The Student Senate passed two bills at their meeting last night creating representative positions for the College of Educational & Professional Studies and the College of Health & Science and showing their support of Deferred Action for Childhood Arrivals (DACA).

The first bill concerned giving liaisons to the College of Educational & Professional Studies and the College of Health and Sciences – two new colleges that split off from the former College of Human Sciences and Services. It would also cut an at-large representative from the Senate’s composition, giving 11 seats to be elected by the undergraduate student body.

There was opposition from many Senators who disagreed with the cut, favoring the current 12 at large seats and a 46 body Senate over the standard 45. An amendment was made to strike the cut, but failed without a majority.

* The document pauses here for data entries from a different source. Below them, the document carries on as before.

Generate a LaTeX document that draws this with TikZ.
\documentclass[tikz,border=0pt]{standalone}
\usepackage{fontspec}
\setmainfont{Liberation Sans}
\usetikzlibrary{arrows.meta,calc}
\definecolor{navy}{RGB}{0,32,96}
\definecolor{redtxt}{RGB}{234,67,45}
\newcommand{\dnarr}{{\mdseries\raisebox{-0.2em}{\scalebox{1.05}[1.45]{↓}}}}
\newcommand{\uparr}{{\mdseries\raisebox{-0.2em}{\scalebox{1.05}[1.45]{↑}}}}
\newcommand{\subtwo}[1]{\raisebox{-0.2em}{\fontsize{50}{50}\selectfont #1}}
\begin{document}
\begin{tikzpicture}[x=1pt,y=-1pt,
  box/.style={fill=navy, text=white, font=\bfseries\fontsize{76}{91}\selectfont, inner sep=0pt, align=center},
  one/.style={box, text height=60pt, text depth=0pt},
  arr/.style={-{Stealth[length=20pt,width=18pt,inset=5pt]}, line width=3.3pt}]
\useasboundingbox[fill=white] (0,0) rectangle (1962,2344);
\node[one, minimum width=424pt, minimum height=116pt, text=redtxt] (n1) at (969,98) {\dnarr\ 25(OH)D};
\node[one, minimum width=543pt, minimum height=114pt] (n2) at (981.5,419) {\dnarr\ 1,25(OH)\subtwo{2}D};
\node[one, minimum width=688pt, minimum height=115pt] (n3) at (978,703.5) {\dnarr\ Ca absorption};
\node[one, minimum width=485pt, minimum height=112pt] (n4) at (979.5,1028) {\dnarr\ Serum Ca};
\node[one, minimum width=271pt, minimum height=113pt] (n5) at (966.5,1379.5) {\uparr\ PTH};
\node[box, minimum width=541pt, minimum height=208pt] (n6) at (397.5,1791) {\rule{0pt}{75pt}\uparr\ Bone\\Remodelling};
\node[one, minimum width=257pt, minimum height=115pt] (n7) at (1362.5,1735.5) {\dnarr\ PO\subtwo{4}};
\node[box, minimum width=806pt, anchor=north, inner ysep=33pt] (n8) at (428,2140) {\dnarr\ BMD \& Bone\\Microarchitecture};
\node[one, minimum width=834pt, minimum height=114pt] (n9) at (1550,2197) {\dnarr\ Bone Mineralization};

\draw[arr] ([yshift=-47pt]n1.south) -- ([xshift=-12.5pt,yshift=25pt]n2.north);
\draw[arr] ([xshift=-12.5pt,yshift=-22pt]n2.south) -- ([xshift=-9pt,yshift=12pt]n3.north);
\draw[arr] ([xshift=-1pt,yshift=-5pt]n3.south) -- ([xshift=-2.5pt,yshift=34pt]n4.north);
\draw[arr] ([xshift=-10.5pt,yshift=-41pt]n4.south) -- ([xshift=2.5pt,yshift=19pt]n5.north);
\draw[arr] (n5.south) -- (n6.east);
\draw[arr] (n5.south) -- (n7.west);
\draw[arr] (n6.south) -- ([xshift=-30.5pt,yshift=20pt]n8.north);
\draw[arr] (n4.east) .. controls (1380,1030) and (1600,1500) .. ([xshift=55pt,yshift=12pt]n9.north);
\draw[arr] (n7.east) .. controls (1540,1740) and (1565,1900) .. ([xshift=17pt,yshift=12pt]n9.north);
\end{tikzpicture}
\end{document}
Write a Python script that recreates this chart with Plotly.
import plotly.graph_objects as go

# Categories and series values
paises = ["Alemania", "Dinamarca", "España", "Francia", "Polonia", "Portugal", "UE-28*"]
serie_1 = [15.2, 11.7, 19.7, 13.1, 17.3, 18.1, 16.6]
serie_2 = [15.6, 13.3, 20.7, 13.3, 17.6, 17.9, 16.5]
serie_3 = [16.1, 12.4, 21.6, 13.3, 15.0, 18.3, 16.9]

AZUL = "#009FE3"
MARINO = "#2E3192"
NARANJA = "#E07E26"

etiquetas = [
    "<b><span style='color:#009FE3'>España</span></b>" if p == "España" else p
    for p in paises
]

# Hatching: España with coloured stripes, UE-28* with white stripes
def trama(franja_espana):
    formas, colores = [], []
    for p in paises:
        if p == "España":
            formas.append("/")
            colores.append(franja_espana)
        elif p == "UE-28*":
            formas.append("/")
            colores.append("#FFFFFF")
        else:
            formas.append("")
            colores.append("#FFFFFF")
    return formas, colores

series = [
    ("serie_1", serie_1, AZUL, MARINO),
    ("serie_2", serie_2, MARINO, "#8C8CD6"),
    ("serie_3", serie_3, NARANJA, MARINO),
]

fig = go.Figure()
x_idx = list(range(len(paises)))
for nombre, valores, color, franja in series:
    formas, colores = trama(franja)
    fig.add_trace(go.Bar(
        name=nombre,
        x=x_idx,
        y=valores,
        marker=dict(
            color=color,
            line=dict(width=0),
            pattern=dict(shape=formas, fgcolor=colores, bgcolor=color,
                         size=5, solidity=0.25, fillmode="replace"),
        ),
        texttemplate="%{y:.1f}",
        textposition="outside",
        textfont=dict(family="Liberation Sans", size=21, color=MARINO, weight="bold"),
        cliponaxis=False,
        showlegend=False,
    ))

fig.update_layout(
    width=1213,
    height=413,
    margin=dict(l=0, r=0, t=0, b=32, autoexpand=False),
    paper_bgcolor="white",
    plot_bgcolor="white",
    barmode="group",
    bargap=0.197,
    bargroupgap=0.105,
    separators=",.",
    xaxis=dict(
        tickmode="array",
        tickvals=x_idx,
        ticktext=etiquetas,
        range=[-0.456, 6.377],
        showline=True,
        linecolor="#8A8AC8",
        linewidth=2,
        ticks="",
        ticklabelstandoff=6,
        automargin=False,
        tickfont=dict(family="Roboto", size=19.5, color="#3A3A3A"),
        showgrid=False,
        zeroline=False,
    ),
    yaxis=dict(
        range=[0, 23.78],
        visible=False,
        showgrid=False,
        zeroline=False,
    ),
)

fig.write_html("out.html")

“I think we can do our job effectively with the 45 we have here,” Freshman Senator Zach Taylor, a sponsor of the bill, said.

The second bill dealt with the Senate’s stance of DACA. DACA is an immigration policy that allows undocumented immigrants of the United States who entered the country as minors to receive a renewable two-year period of deferred action from deportation and eligibility for a work permit. Many college students are DACA recipients nationwide.

With the status of DACA up in the air due to current Federal immigration policy, Senate felt obligated to use this bill to state they’ll continue supporting DACA.

Lynne Derbyshire, director of the Honors Program and member of the University Equity Council is a strong supporter of DACA. She stressed how it would be morally wrong to send individuals who came here as minors to countries they hardly know.

“It’s a risk that’s becoming greater because they do not know whether it will stand or not,” Derbyshire said.  “Having those folks on campus improve the education you receive.”

Interim Dean of Students, Dr. Daniel Graney, said that the university doesn’t disclose personal information, emphasizing how immigration status of students could only be released upon the issuing of a subpoena.

The bill was passed unanimously.

Also at last night’s meeting Sophomore Senator Michael Bachilas was elected to the Rules and Ethics Committee by the Senate.The Student Senate affairs committees discussed upcoming events on campus, including the beginning of the Big Chill Weekend, which begins on Saturday.

University College Liaison James Cocozza said that starting next semester, the URI 101 course will be 50 minutes over the course of 11 weeks. Currently, classes are one hour and 15 minutes long over the period of 10 weeks.